The corner store: A neighbourhood institution
It’s a mild February afternoon 50 or 60 years ago. You are nine or 10 years old and are making your way home from school after a long day. The ground is grey with slush but still you pick up the pace as you make your way towards the little shop a block or so away from your family’s house — remember, you want to get there before it gets too busy!
Reaching the store, you kick the accumulated snow and slush from your boots on the chipped concrete steps outside and open the front door, its oil-starved hinges loudly announcing your arrival. Inside, you fumble in your coat pocket for a nickel or two … or three. The kindly storekeeper glances over the counter. He — or she, as is often the case — not only knows your name, but also knows exactly what you are looking for. After all, you were here only a day or two ago. The storekeeper retrieves a brown paper bag barely large enough to fit your hand in and proceeds to fill it with penny candy: caramels, cinnamon hearts, jujubes, licorice, red berries … the list is quite long.
Of course, it’s not just sweets that this store carries. Bread, milk, “delicious and refreshing Coca-Cola,” tins of tobacco — all could be found in the small, independently-owned corner stores which predated the emergence of chains like Becker’s and Mac’s.
These stores became institutions in their own right and made their way into popular folklore. A generation of children grew up with Mr. Hooper, the genial proprietor of the store on Sesame Street. Canadian entertainer Raffi Cavoukian serenaded another generation with his lyric about “the corner grocery store.” And who can forget that Charlie Bucket, the hero in Roald Dahl’s Charlie and the Chocolate Factory, found the prized Golden Ticket in “a newspaper and stationery shop, the kind that sells almost everything, including sweets and cigars?”
Anyone who has lived in this area long enough can rhyme off a long list of corner stores that once dotted almost every neighbourhood in the town of Lindsay. Families living at the east end of Bond Street might frequent the D&M store at the intersection of Bond and William, while others might patronize Langridge’s store at the southwest corner of Colborne and Adelaide Street, complete with its British Petroleum gasoline pumps. Bigham’s store, on Queen Street, was a destination for those who grew up in the East Ward during the 1970s and 1980s.

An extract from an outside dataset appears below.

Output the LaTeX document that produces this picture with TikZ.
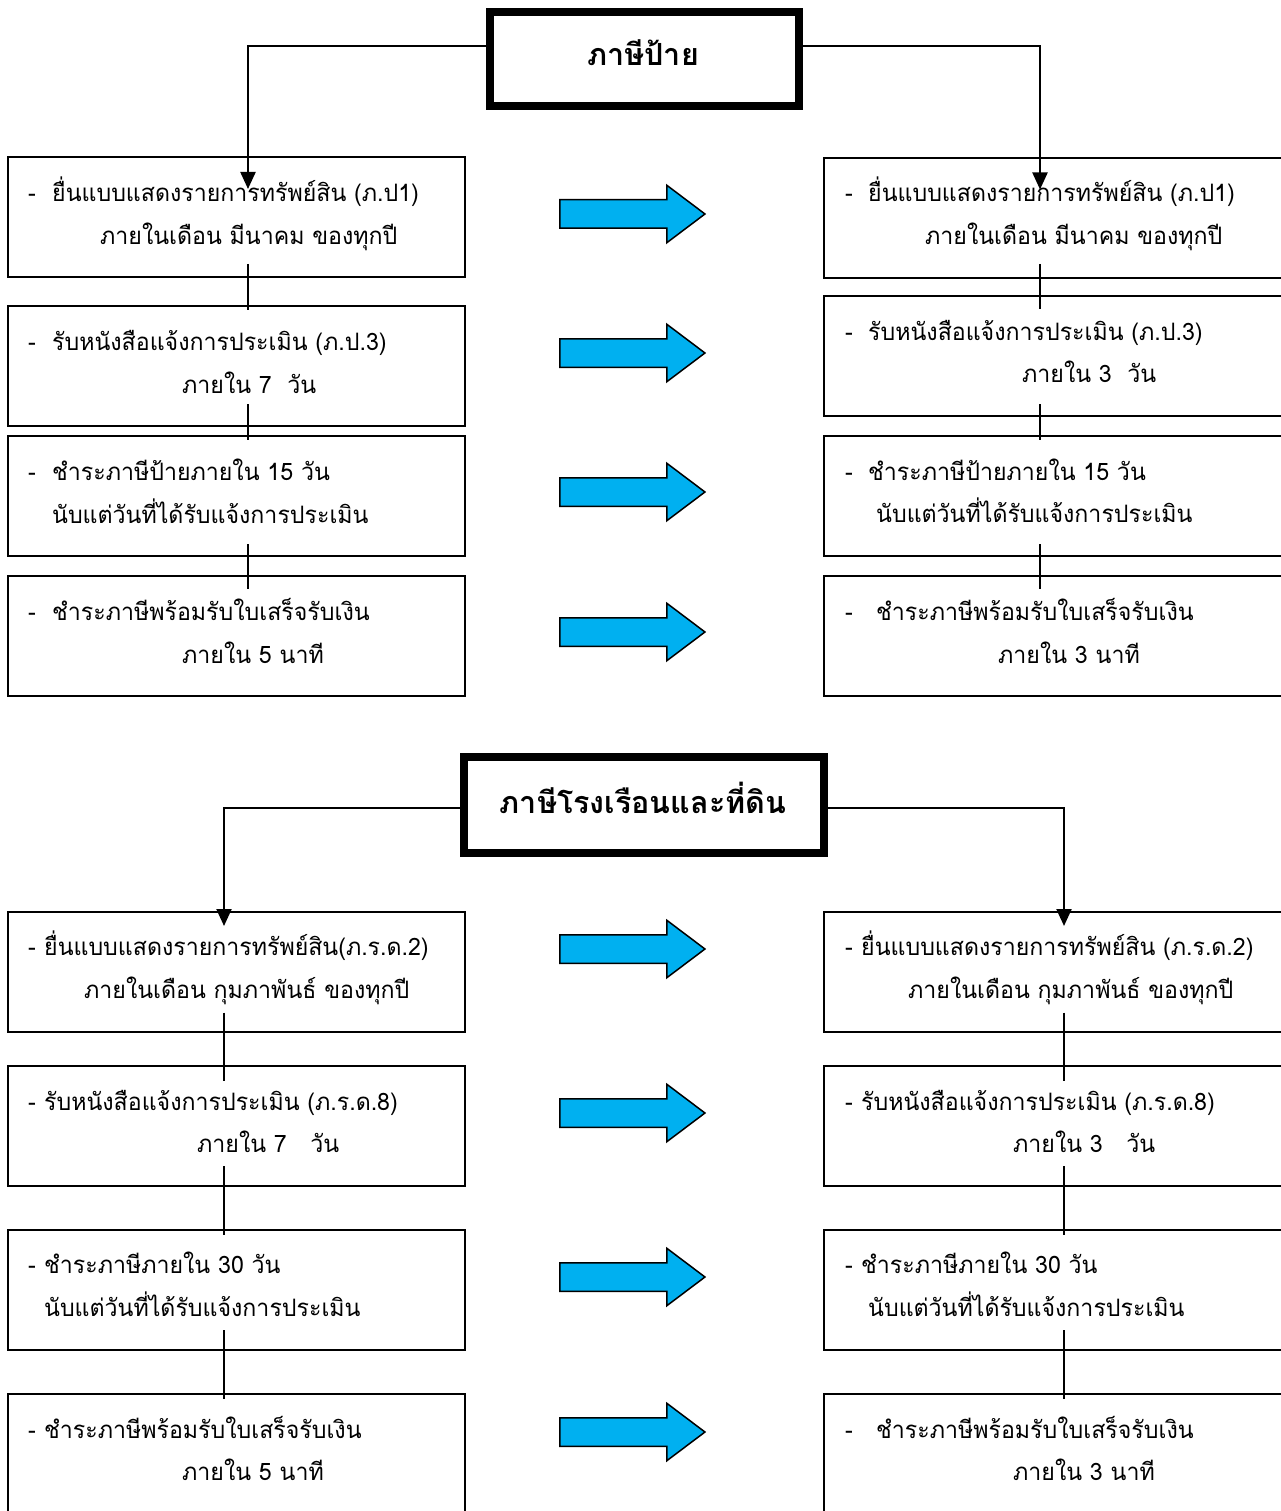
\documentclass[tikz,border=0pt]{standalone}
\usepackage{fontspec}
\newfontfamily\thai[Script=Thai,FakeStretch=0.965]{Loma}
\newfontfamily\thaittl[Script=Thai]{Loma}
\usetikzlibrary{shapes.arrows,arrows.meta,calc}
\tikzset{
  box/.style={draw,line width=2pt,minimum width=457pt,minimum height=120pt,inner sep=0pt},
  rbox/.style={box,minimum width=467pt},
  titlebox/.style={draw,line width=7.5pt,inner sep=0pt},
  tx/.style={anchor=base west,inner sep=0pt,font=\thai\fontsize{24}{28}\selectfont},
  ttl/.style={anchor=base,inner sep=0pt,font=\thaittl\bfseries\fontsize{30.5}{34}\selectfont},
  bluearrow/.style={single arrow,draw,line width=1.5pt,fill={rgb,255:red,0;green,176;blue,240},
    minimum height=145pt,inner xsep=0pt,inner ysep=13.5pt,single arrow head extend=14.5pt,
    single arrow tip angle=74},
  conn/.style={line width=2pt},
  feed/.style={line width=2.2pt,-{Triangle[length=17pt,width=15pt]}}
}
\newcommand{\dsh}[1]{\makebox[#1][l]{-}}
\begin{document}
\begin{tikzpicture}[x=1pt,y=-1pt]
\useasboundingbox[fill=white] (0,0) rectangle (1280,1511);
% ---------- upper section ----------
\node[titlebox,minimum width=309pt,minimum height=94pt] (T1) at (644.5,59) {};
\node[ttl] (T1t) at (643,66) {ภาษีป้าย};
\node[box] (L1) at (236,217.5) {};
\node[box] (L2) at (236,366) {};
\node[box] (L3) at (236,496) {};
\node[box] (L4) at (236,636) {};
\node[rbox] (R1) at (1057,218) {};
\node[rbox] (R2) at (1057,356) {};
\node[rbox] (R3) at (1057,496) {};
\node[rbox] (R4) at (1057,636) {};
\node[bluearrow] (A1) at (623,214) {};
\node[bluearrow] (A2) at (623,353) {};
\node[bluearrow] (A3) at (623,492) {};
\node[bluearrow] (A4) at (623,632) {};
% texts
\node[tx] (L1a) at (28,202) {\dsh{24pt}ยื่นแบบแสดงรายการทรัพย์สิน (ภ.ป1)};
\node[tx] (L1b) at (100,245) {ภายในเดือน มีนาคม ของทุกปี};
\node[tx] (L2a) at (28,350) {\dsh{24pt}รับหนังสือแจ้งการประเมิน (ภ.ป.3)};
\node[tx] (L2b) at (182,393) {ภายใน 7\ \ วัน};
\node[tx] (L3a) at (28,480) {\dsh{24pt}ชำระภาษีป้ายภายใน 15 วัน};
\node[tx] (L3b) at (52,523) {นับแต่วันที่ได้รับแจ้งการประเมิน};
\node[tx] (L4a) at (28,620) {\dsh{24pt}ชำระภาษีพร้อมรับใบเสร็จรับเงิน};
\node[tx] (L4b) at (182,663) {ภายใน 5 นาที};
\node[tx] (R1a) at (845,202) {\dsh{23pt}ยื่นแบบแสดงรายการทรัพย์สิน (ภ.ป1)};
\node[tx] (R1b) at (925,245) {ภายในเดือน มีนาคม ของทุกปี};
\node[tx] (R2a) at (845,340) {\dsh{23pt}รับหนังสือแจ้งการประเมิน (ภ.ป.3)};
\node[tx] (R2b) at (1022,382) {ภายใน 3\ \ วัน};
\node[tx] (R3a) at (845,480) {\dsh{23pt}ชำระภาษีป้ายภายใน 15 วัน};
\node[tx] (R3b) at (876,522) {นับแต่วันที่ได้รับแจ้งการประเมิน};
\node[tx] (R4a) at (845,620) {\dsh{31pt}ชำระภาษีพร้อมรับใบเสร็จรับเงิน};
\node[tx] (R4b) at (998,663) {ภายใน 3 นาที};
% connectors
\draw[feed] ($(T1.west)+(0,-13)$) -| ($(L1.north)+(12,32.5)$);
\draw[feed] ($(T1.east)+(0,-13)$) -| ($(R1.north)+(-17,32.5)$);
\draw[conn] ($(L1.south)+(12,-14.5)$) -- ($(L2.north)+(12,5)$);
\draw[conn] ($(L2.south)+(12,-23)$) -- ($(L3.north)+(12,4.5)$);
\draw[conn] ($(L3.south)+(12,-13)$) -- ($(L4.north)+(12,14)$);
\draw[conn] ($(R1.south)+(-17,-15)$) -- ($(R2.north)+(-17,14.5)$);
\draw[conn] ($(R2.south)+(-17,-13)$) -- ($(R3.north)+(-17,5)$);
\draw[conn] ($(R3.south)+(-17,-13)$) -- ($(R4.north)+(-17,14)$);
% ---------- lower section ----------
\node[titlebox,minimum width=360pt,minimum height=96pt] (T2) at (644,805) {};
\node[ttl] (T2t) at (643,813) {ภาษีโรงเรือนและที่ดิน};
\node[box] (L5) at (236,972) {};
\node[box] (L6) at (236,1126) {};
\node[box] (L7) at (236,1290) {};
\node[box] (L8) at (236,1454) {};
\node[rbox] (R5) at (1057,972) {};
\node[rbox] (R6) at (1057,1126) {};
\node[rbox] (R7) at (1057,1290) {};
\node[rbox] (R8) at (1057,1454) {};
\node[bluearrow] (A5) at (623,949) {};
\node[bluearrow] (A6) at (623,1113) {};
\node[bluearrow] (A7) at (623,1277) {};
\node[bluearrow] (A8) at (623,1432) {};
\node[tx] (L5a) at (28,955) {\dsh{16pt}ยื่นแบบแสดงรายการทรัพย์สิน(ภ.ร.ด.2)};
\node[tx] (L5b) at (84,998) {ภายในเดือน กุมภาพันธ์ ของทุกปี};
\node[tx] (L6a) at (28,1110) {\dsh{16pt}รับหนังสือแจ้งการประเมิน (ภ.ร.ด.8)};
\node[tx] (L6b) at (197,1152) {ภายใน 7\ \ \ วัน};
\node[tx] (L7a) at (28,1273) {\dsh{16pt}ชำระภาษีภายใน 30 วัน};
\node[tx] (L7b) at (44,1316) {นับแต่วันที่ได้รับแจ้งการประเมิน};
\node[tx] (L8a) at (28,1438) {\dsh{16pt}ชำระภาษีพร้อมรับใบเสร็จรับเงิน};
\node[tx] (L8b) at (182,1480) {ภายใน 5 นาที};
\node[tx] (R5a) at (845,955) {\dsh{16pt}ยื่นแบบแสดงรายการทรัพย์สิน (ภ.ร.ด.2)};
\node[tx] (R5b) at (908,998) {ภายในเดือน กุมภาพันธ์ ของทุกปี};
\node[tx] (R6a) at (845,1110) {\dsh{16pt}รับหนังสือแจ้งการประเมิน (ภ.ร.ด.8)};
\node[tx] (R6b) at (1013,1152) {ภายใน 3\ \ \ วัน};
\node[tx] (R7a) at (845,1273) {\dsh{16pt}ชำระภาษีภายใน 30 วัน};
\node[tx] (R7b) at (868,1316) {นับแต่วันที่ได้รับแจ้งการประเมิน};
\node[tx] (R8a) at (845,1438) {\dsh{31pt}ชำระภาษีพร้อมรับใบเสร็จรับเงิน};
\node[tx] (R8b) at (1013,1480) {ภายใน 3 นาที};
\draw[feed] ($(T2.west)+(0,3)$) -| ($(L5.north)+(-12,15)$);
\draw[feed] ($(T2.east)+(0,3)$) -| ($(R5.north)+(7,15)$);
\draw[conn] ($(L5.south)+(-12,-20.5)$) -- ($(L6.north)+(-12,16)$);
\draw[conn] ($(L6.south)+(-12,-21)$) -- ($(L7.north)+(-12,6)$);
\draw[conn] ($(L7.south)+(-12,-21)$) -- ($(L8.north)+(-12,6)$);
\draw[conn] ($(R5.south)+(7,-20.5)$) -- ($(R6.north)+(7,16)$);
\draw[conn] ($(R6.south)+(7,-21)$) -- ($(R7.north)+(7,6)$);
\draw[conn] ($(R7.south)+(7,-21)$) -- ($(R8.north)+(7,6)$);
\end{tikzpicture}
\end{document}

For young children living east of Lindsay Street, nothing could beat a trip to Doherty’s store, at the corner of Simcoe and Ridout Streets. “We went just about every day,” recalls retired firefighter Mike Hannon. May Doherty ran a well-stocked business, says Hannon — even though the store was among the smallest in town. As children, Hannon and his friends would collect discarded glass pop bottles, take them to Doherty, and get two cents a bottle — which might then be spent on candy. “She was a very patient lady,” Hannon observes. “We all liked her.”

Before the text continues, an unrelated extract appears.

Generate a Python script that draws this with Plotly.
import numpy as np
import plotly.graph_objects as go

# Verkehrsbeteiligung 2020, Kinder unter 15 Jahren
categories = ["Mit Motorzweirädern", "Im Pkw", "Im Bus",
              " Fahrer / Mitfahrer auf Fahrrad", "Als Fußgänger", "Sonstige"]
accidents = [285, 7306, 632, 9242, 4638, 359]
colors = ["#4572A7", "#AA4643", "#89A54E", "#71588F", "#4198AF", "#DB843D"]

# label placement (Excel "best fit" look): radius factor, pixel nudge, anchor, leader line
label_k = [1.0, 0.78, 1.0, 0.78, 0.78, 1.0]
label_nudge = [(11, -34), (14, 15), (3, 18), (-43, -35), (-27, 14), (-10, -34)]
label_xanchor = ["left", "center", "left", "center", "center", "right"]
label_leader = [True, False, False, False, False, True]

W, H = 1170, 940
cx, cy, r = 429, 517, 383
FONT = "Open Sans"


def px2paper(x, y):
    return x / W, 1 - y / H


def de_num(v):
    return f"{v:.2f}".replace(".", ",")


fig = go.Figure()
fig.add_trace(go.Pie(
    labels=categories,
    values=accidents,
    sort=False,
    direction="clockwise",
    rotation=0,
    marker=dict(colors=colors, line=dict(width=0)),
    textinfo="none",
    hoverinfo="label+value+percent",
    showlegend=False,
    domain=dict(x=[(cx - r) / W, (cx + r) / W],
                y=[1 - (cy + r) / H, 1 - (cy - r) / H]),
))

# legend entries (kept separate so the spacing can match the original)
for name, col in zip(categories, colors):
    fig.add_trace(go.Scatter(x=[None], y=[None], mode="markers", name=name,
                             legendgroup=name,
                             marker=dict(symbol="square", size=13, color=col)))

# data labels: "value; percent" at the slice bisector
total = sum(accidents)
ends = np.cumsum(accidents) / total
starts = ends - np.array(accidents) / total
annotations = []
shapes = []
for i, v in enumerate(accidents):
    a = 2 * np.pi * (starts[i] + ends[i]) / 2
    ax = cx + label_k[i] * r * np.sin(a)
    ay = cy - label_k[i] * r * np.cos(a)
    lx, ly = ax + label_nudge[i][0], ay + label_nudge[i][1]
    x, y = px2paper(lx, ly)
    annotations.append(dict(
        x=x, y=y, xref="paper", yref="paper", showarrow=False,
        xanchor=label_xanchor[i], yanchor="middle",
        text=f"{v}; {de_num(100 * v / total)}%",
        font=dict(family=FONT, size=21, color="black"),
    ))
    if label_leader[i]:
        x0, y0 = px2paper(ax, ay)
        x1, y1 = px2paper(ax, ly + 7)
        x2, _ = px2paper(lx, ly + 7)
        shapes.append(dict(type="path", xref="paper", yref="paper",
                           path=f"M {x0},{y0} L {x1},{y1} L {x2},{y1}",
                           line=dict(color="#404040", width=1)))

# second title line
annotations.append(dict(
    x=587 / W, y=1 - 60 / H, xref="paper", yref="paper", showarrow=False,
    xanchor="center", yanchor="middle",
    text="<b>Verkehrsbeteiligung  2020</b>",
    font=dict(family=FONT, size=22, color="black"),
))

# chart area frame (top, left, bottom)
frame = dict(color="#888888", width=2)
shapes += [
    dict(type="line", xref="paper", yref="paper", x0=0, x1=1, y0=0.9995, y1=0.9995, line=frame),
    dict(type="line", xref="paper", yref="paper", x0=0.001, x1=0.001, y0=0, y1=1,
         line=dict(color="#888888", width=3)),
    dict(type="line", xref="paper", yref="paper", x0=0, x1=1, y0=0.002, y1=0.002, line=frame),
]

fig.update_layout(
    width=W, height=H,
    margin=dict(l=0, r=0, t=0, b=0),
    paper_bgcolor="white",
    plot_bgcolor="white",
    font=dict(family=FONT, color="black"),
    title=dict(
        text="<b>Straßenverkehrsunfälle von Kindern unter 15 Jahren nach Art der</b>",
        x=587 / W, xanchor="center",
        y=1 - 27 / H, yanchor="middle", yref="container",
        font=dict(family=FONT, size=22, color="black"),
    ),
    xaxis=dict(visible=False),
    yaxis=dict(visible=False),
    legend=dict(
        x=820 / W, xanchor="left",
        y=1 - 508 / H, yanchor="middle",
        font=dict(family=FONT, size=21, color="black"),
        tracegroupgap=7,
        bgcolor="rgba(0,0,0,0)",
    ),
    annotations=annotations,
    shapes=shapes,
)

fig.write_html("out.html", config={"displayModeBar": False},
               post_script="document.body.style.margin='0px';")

Ada Fisher and her late husband, Ross Fisher Sr., oversaw a popular store at the corner of Durham and Albert streets — current home of The Little Schnitzel House restaurant. Now in her early 90s, Ada remembers that they purchased the store from a Mr. Pitts around 1954 and ran it for about a decade. Fairly young at the time, Ada and Ross were kept busy from 8 in the morning until 10 at night, six days a week. In addition to the usual array of grocery items, the Fishers sold fresh doughnuts and ice cream from Silverwood’s Dairy. “The milkman from Silverwood’s would buy bubble gum for his horse from us,” Ada recalls.
July 1, 1975, saw the O’Neill family take over operations at the former Fisher store. Florence O’Neill, who presided behind the counter for nearly nine years, reminds us that the storekeeper’s role went far beyond being a merchant. Florence welcomed people — often students from nearby Sir Sanford Fleming College — to the neighbourhood and ensured that they were made to feel at home. Customers often took storekeepers into their confidence.
“Some of the kids [who came to the store] were from troubled families, and we were the ones they talked to,” Florence observes. “You got to know the kids, and you really cared about them.”
People who could not afford to pay for their groceries on the spot could put them on credit until payday came around, a policy that was also observed by Doherty and the Fishers. “It was all done on the honour system, and you never had to ask people for money,” says Florence. “They were neighbours, and it was a different time.”
When the O’Neills closed up shop for the last time in the spring of 1984, loyal customers, many of them children, presented them with a big cake and stayed until the door was locked for good. “They were an amazing group of kids,” says Florence. “They gave us the best memories.”